Il est un domaine qui peut à la fois constituer un bon levier d’engagement et pour lequel l’engagement des collaborateurs est une garantie de réussite : la politique de RSE de l’entreprise. Ce sujet a fait l’objet d’un webinaire organisé par la House of Sustainability le 3 juin 2025, avec la participation de plusieurs entreprises ayant accepté de partager leurs best practices dans ce domaine. Pour introduire le sujet, Ebru Carter, Strategic Advisor pour la société de conseil TrAxxion, a rappelé combien l’ancrage humain est fondamental pour assurer la cohérence et l’impact d’une stratégie ESG, ainsi que pour motiver et fidéliser les collaborateurs. Elle a donné notamment l’exemple de la société américaine Patagonia qui, grâce à sa politique engagée a atteint un taux de fidélisation de ses salariés de 90% et a vu sa productivité augmenter de 20%. Après cette introduction, BGL BNP Paribas a partagé ses bonnes pratiques pour faire du projet RSE, une véritable culture d’entreprise engageante. Dans cette banque, le déclencheur a été l’accord de Paris pour le climat en 2015. À la suite de cet événement, le CEO s’est engagé personnellement et la Direction a identifié trois piliers sur lesquels agir collectivement : le climat, la biodiversité et la justice sociale par le biais de l’inclusion financière. Dès lors, un département Company Engagement a été créé, un responsable recruté et la politique RSE a commencé à infuser dans toutes les composantes de l’entreprises, via la formation d’impact pionneers, de projets soutenus par le Comex, d’inscription dans le plan stratégique de l’entreprise, de conférences dispensées par des top speakers (glaciologues, membres du GIEC…) et grâce à la création d’une sustainability academy interne pour l’ensemble des 180.000 employés du groupe. Cette dernière initiative est particulièrement notable avec des briques de formation communes à tous, disponibles en 10 langues et d’autres plus adaptées à chaque métier, avec leurs propres supporters et une autonomie laissée pour l’organisation.
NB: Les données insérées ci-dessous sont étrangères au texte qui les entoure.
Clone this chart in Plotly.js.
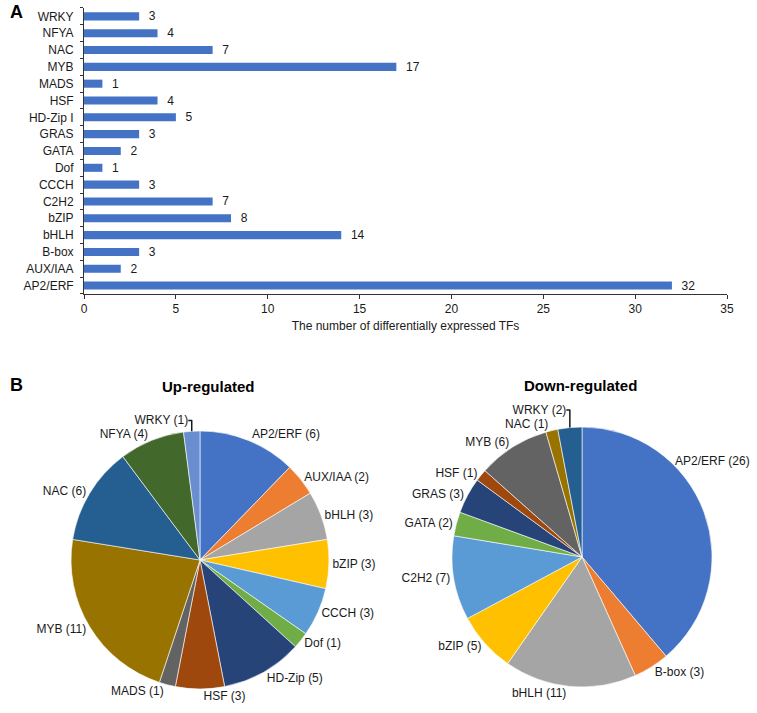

L’INDR, dont un représentant était présent au webinaire de la House of Sustainability, a rapporté que de nombreuses petites entreprises témoignent régulièrement d’un gain d’engament des collaborateurs et d’une meilleure rétention des talents en cas de politique RSE inscrite dans la culture d’entreprise.

L’engagement ne se commande pas, il se cultive. Dans un monde du travail en mutation, les entreprises qui sauront créer les conditions de l’engagement seront les plus attractives, les plus performantes et les plus résilientes. Il ne s’agit pas d’un luxe, mais d’un choix stratégique. Investir dans l’humain, c’est investir dans l’avenir.

Pour aller plus loin sur les attentes de la génération Z

Vous pouvez consulter le guide  Génération Z, comment attirer, intégrer et retenir les jeunes dans les entreprises ?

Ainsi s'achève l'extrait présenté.